Woman's Work in the Civil War: A Record of Heroism, Patriotism and Patience

By L. P. Brockett; Mary C. Vaughan | Go to book overview

MISS HETTY A. JONES.*

AMONG the thousands of noble women who devoted their time and services to the cause of our suffering soldiers during the rebellion there were few who sacrificed more of comfort, money or health, than Miss Hetty A. Jones of Roxborough, in the city of Philadelphia. She was a daughter of the late Rev. Horatio Gates Jones, D.D., for many years pastor of the Lower Merion Baptist Church, and a sister of the Hon. J. Richter Jones, who was Colonel of the Fifty-eighth Regiment Pennsylvania Volunteers, and who was killed at the head of his regiment, near Newbern, N. C., in May, 1863, and grand-daughter of Rev. Dr. David Jones, a revolutionary chaplain, eminently patriotic.

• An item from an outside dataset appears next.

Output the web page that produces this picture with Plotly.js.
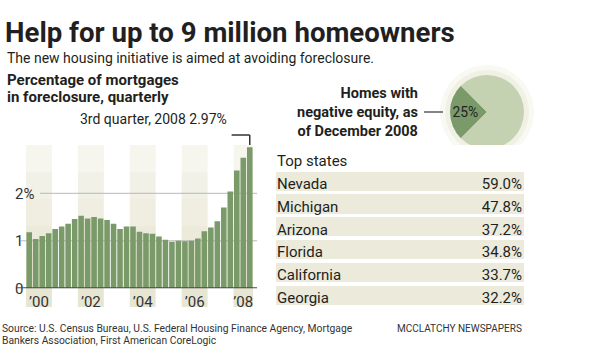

At the commencement of the war Miss Jones freely gave of her means to equip the companies which were organized in her own neighborhood, and when the news came of the death of her brave oldest brother, although for a time shocked by the occurrence, she at once devoted her time and means to relieve the wants of the suffering. She attached herself to the Filbert Street Hospital in Philadelphia, and thither she went for weeks and months, regardless of her own comfort or health. Naturally of a bright and cheerful disposition, she carried these qualities into her work, and wherever she went she dispensed joy and

____________________
*
The sketch of Miss Jones belonged appropriately in Part II. but the materials for it were not received till that part of the work was printed, and we are therefore under the necessity of inserting it here.